**GOAL OF THE EXERCISE**
An exact copy of all the data is required, with pictures left out.

━━━

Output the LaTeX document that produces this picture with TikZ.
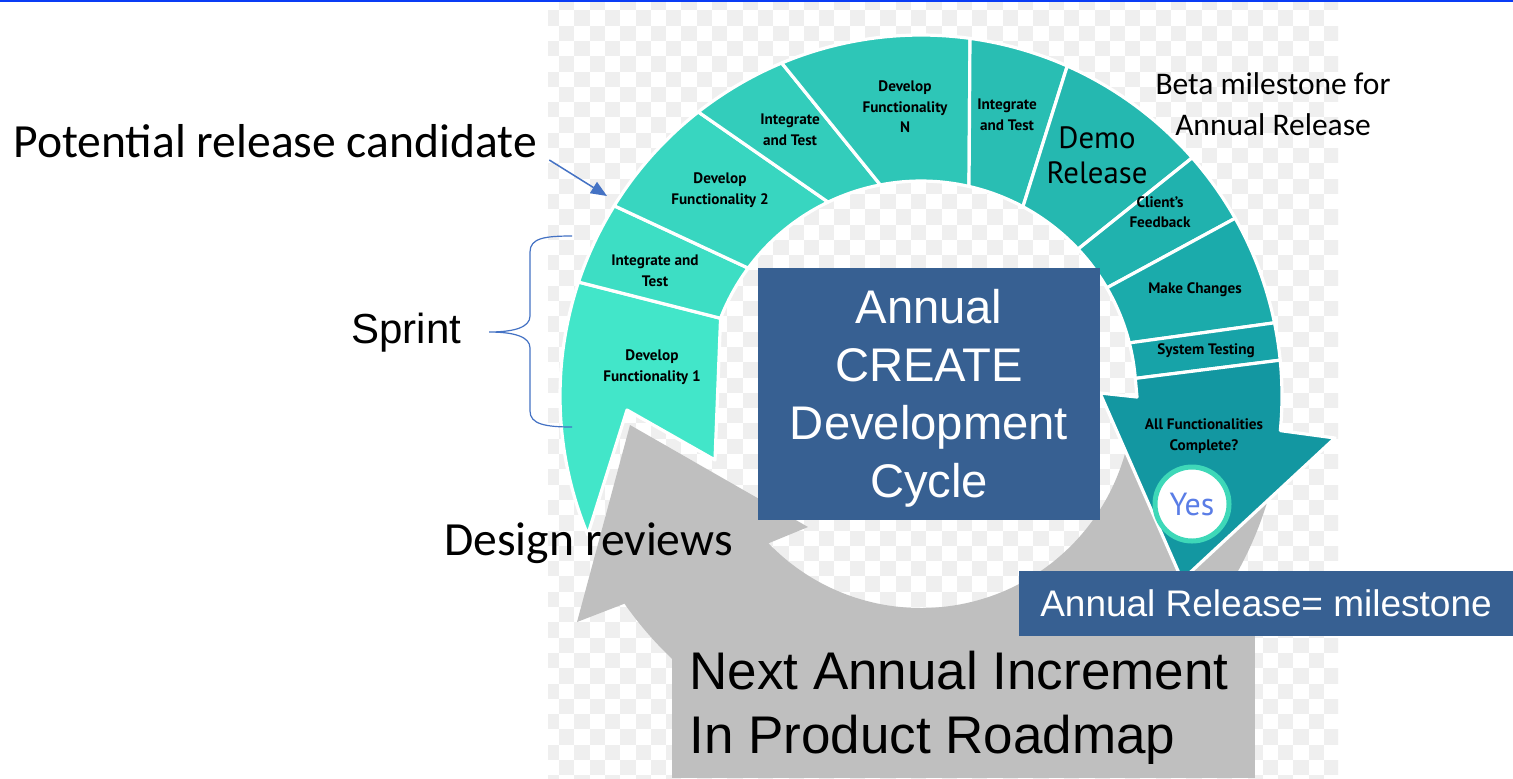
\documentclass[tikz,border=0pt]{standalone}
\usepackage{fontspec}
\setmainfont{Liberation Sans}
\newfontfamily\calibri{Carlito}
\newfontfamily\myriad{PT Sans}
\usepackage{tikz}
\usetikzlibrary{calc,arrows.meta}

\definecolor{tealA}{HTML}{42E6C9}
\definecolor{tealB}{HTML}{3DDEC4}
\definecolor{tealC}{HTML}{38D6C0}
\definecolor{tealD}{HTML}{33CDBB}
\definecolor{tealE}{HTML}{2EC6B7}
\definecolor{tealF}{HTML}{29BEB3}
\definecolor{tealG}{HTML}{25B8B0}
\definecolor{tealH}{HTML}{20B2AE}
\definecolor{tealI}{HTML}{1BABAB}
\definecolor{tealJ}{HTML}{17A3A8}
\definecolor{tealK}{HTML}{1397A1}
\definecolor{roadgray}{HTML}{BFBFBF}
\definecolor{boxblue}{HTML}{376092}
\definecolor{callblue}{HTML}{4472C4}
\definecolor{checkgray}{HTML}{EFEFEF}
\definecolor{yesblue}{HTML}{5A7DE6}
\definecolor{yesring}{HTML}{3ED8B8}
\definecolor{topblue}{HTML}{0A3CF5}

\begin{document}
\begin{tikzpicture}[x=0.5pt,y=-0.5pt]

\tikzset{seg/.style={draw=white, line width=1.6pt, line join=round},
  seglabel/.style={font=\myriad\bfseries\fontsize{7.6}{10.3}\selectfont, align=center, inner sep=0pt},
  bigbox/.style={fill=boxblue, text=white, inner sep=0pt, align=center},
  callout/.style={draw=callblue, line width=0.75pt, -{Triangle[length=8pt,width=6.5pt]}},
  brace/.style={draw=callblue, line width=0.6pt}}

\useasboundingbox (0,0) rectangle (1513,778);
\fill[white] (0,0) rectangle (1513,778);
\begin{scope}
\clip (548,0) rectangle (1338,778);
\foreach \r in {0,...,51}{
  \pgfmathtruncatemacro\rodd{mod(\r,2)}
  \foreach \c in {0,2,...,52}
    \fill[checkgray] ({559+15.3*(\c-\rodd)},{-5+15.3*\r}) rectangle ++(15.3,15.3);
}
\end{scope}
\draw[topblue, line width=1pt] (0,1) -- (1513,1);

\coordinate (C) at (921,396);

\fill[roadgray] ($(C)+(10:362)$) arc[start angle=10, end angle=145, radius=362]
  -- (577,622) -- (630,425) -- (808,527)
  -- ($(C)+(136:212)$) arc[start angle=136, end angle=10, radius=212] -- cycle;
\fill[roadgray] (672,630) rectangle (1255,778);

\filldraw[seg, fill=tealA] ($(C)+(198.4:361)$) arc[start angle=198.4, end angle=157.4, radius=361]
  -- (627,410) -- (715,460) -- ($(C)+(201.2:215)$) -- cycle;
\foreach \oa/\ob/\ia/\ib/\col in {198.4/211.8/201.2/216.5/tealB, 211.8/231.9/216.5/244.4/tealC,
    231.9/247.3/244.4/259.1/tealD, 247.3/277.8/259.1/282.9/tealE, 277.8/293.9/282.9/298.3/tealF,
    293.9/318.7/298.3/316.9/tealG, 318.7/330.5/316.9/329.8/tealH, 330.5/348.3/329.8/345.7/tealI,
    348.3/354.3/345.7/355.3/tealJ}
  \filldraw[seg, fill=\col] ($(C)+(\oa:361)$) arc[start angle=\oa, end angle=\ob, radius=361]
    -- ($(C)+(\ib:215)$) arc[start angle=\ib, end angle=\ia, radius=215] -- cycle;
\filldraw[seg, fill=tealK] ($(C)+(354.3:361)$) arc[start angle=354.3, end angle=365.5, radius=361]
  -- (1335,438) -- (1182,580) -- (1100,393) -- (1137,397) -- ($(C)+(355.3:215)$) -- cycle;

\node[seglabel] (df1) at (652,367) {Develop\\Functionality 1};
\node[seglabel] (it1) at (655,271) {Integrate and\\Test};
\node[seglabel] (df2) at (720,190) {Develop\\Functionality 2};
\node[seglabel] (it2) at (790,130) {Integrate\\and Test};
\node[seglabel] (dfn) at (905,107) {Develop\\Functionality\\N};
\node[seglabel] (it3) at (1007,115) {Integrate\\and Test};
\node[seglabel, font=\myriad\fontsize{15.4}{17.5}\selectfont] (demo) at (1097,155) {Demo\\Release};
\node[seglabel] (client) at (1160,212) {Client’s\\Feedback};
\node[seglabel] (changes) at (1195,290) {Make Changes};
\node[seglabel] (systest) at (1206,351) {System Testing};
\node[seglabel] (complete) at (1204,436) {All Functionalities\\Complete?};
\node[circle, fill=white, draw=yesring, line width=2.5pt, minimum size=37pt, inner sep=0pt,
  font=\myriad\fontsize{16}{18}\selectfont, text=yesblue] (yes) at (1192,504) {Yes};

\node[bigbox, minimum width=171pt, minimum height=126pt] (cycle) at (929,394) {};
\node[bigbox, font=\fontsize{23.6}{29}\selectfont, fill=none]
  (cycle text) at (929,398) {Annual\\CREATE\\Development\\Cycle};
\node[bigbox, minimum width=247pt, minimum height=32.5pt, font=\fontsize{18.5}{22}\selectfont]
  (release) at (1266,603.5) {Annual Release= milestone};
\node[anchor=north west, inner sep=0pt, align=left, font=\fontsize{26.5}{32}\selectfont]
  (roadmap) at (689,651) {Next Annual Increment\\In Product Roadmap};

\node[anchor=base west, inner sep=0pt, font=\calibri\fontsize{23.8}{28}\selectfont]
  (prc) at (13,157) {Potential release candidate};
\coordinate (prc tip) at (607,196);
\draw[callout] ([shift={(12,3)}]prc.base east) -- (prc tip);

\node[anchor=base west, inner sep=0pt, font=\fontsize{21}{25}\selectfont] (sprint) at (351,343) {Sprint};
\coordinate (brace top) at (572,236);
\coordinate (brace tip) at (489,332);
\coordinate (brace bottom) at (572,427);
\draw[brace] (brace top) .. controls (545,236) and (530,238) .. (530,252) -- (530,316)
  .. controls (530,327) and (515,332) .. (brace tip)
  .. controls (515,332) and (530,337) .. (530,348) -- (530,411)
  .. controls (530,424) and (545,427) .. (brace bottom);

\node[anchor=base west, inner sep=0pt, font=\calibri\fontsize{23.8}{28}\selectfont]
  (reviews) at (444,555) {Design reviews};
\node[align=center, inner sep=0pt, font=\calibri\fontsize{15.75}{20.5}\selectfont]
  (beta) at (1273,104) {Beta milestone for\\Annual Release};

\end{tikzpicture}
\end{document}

━━━

**PROBLEM SOLUTION**
Output the LaTeX document that produces this picture with TikZ.
\documentclass[tikz,border=0pt]{standalone}
\usepackage{fontspec}
\setmainfont{Liberation Sans}
\newfontfamily\calibri{Carlito}
\newfontfamily\myriad{PT Sans}
\usepackage{tikz}
\usetikzlibrary{calc,arrows.meta}

\definecolor{tealA}{HTML}{42E6C9}
\definecolor{tealB}{HTML}{3DDEC4}
\definecolor{tealC}{HTML}{38D6C0}
\definecolor{tealD}{HTML}{33CDBB}
\definecolor{tealE}{HTML}{2EC6B7}
\definecolor{tealF}{HTML}{29BEB3}
\definecolor{tealG}{HTML}{25B8B0}
\definecolor{tealH}{HTML}{20B2AE}
\definecolor{tealI}{HTML}{1BABAB}
\definecolor{tealJ}{HTML}{17A3A8}
\definecolor{tealK}{HTML}{1397A1}
\definecolor{roadgray}{HTML}{BFBFBF}
\definecolor{boxblue}{HTML}{376092}
\definecolor{callblue}{HTML}{4472C4}
\definecolor{checkgray}{HTML}{EFEFEF}
\definecolor{yesblue}{HTML}{5A7DE6}
\definecolor{yesring}{HTML}{3ED8B8}
\definecolor{topblue}{HTML}{0A3CF5}

\begin{document}
\begin{tikzpicture}[x=0.5pt,y=-0.5pt]

\tikzset{seg/.style={draw=white, line width=1.6pt, line join=round},
  seglabel/.style={font=\myriad\bfseries\fontsize{7.6}{10.3}\selectfont, align=center, inner sep=0pt},
  bigbox/.style={fill=boxblue, text=white, inner sep=0pt, align=center},
  callout/.style={draw=callblue, line width=0.75pt, -{Triangle[length=8pt,width=6.5pt]}},
  brace/.style={draw=callblue, line width=0.6pt}}

\useasboundingbox (0,0) rectangle (1513,778);
\fill[white] (0,0) rectangle (1513,778);
\begin{scope}
\clip (548,0) rectangle (1338,778);
\foreach \r in {0,...,51}{
  \pgfmathtruncatemacro\rodd{mod(\r,2)}
  \foreach \c in {0,2,...,52}
    \fill[checkgray] ({559+15.3*(\c-\rodd)},{-5+15.3*\r}) rectangle ++(15.3,15.3);
}
\end{scope}
\draw[topblue, line width=1pt] (0,1) -- (1513,1);

\coordinate (C) at (921,396);

\fill[roadgray] ($(C)+(10:362)$) arc[start angle=10, end angle=145, radius=362]
  -- (577,622) -- (630,425) -- (808,527)
  -- ($(C)+(136:212)$) arc[start angle=136, end angle=10, radius=212] -- cycle;
\fill[roadgray] (672,630) rectangle (1255,778);

\filldraw[seg, fill=tealA] ($(C)+(198.4:361)$) arc[start angle=198.4, end angle=157.4, radius=361]
  -- (627,410) -- (715,460) -- ($(C)+(201.2:215)$) -- cycle;
\foreach \oa/\ob/\ia/\ib/\col in {198.4/211.8/201.2/216.5/tealB, 211.8/231.9/216.5/244.4/tealC,
    231.9/247.3/244.4/259.1/tealD, 247.3/277.8/259.1/282.9/tealE, 277.8/293.9/282.9/298.3/tealF,
    293.9/318.7/298.3/316.9/tealG, 318.7/330.5/316.9/329.8/tealH, 330.5/348.3/329.8/345.7/tealI,
    348.3/354.3/345.7/355.3/tealJ}
  \filldraw[seg, fill=\col] ($(C)+(\oa:361)$) arc[start angle=\oa, end angle=\ob, radius=361]
    -- ($(C)+(\ib:215)$) arc[start angle=\ib, end angle=\ia, radius=215] -- cycle;
\filldraw[seg, fill=tealK] ($(C)+(354.3:361)$) arc[start angle=354.3, end angle=365.5, radius=361]
  -- (1335,438) -- (1182,580) -- (1100,393) -- (1137,397) -- ($(C)+(355.3:215)$) -- cycle;

\node[seglabel] (df1) at (652,367) {Develop\\Functionality 1};
\node[seglabel] (it1) at (655,271) {Integrate and\\Test};
\node[seglabel] (df2) at (720,190) {Develop\\Functionality 2};
\node[seglabel] (it2) at (790,130) {Integrate\\and Test};
\node[seglabel] (dfn) at (905,107) {Develop\\Functionality\\N};
\node[seglabel] (it3) at (1007,115) {Integrate\\and Test};
\node[seglabel, font=\myriad\fontsize{15.4}{17.5}\selectfont] (demo) at (1097,155) {Demo\\Release};
\node[seglabel] (client) at (1160,212) {Client’s\\Feedback};
\node[seglabel] (changes) at (1195,290) {Make Changes};
\node[seglabel] (systest) at (1206,351) {System Testing};
\node[seglabel] (complete) at (1204,436) {All Functionalities\\Complete?};
\node[circle, fill=white, draw=yesring, line width=2.5pt, minimum size=37pt, inner sep=0pt,
  font=\myriad\fontsize{16}{18}\selectfont, text=yesblue] (yes) at (1192,504) {Yes};

\node[bigbox, minimum width=171pt, minimum height=126pt] (cycle) at (929,394) {};
\node[bigbox, font=\fontsize{23.6}{29}\selectfont, fill=none]
  (cycle text) at (929,398) {Annual\\CREATE\\Development\\Cycle};
\node[bigbox, minimum width=247pt, minimum height=32.5pt, font=\fontsize{18.5}{22}\selectfont]
  (release) at (1266,603.5) {Annual Release= milestone};
\node[anchor=north west, inner sep=0pt, align=left, font=\fontsize{26.5}{32}\selectfont]
  (roadmap) at (689,651) {Next Annual Increment\\In Product Roadmap};

\node[anchor=base west, inner sep=0pt, font=\calibri\fontsize{23.8}{28}\selectfont]
  (prc) at (13,157) {Potential release candidate};
\coordinate (prc tip) at (607,196);
\draw[callout] ([shift={(12,3)}]prc.base east) -- (prc tip);

\node[anchor=base west, inner sep=0pt, font=\fontsize{21}{25}\selectfont] (sprint) at (351,343) {Sprint};
\coordinate (brace top) at (572,236);
\coordinate (brace tip) at (489,332);
\coordinate (brace bottom) at (572,427);
\draw[brace] (brace top) .. controls (545,236) and (530,238) .. (530,252) -- (530,316)
  .. controls (530,327) and (515,332) .. (brace tip)
  .. controls (515,332) and (530,337) .. (530,348) -- (530,411)
  .. controls (530,424) and (545,427) .. (brace bottom);

\node[anchor=base west, inner sep=0pt, font=\calibri\fontsize{23.8}{28}\selectfont]
  (reviews) at (444,555) {Design reviews};
\node[align=center, inner sep=0pt, font=\calibri\fontsize{15.75}{20.5}\selectfont]
  (beta) at (1273,104) {Beta milestone for\\Annual Release};

\end{tikzpicture}
\end{document}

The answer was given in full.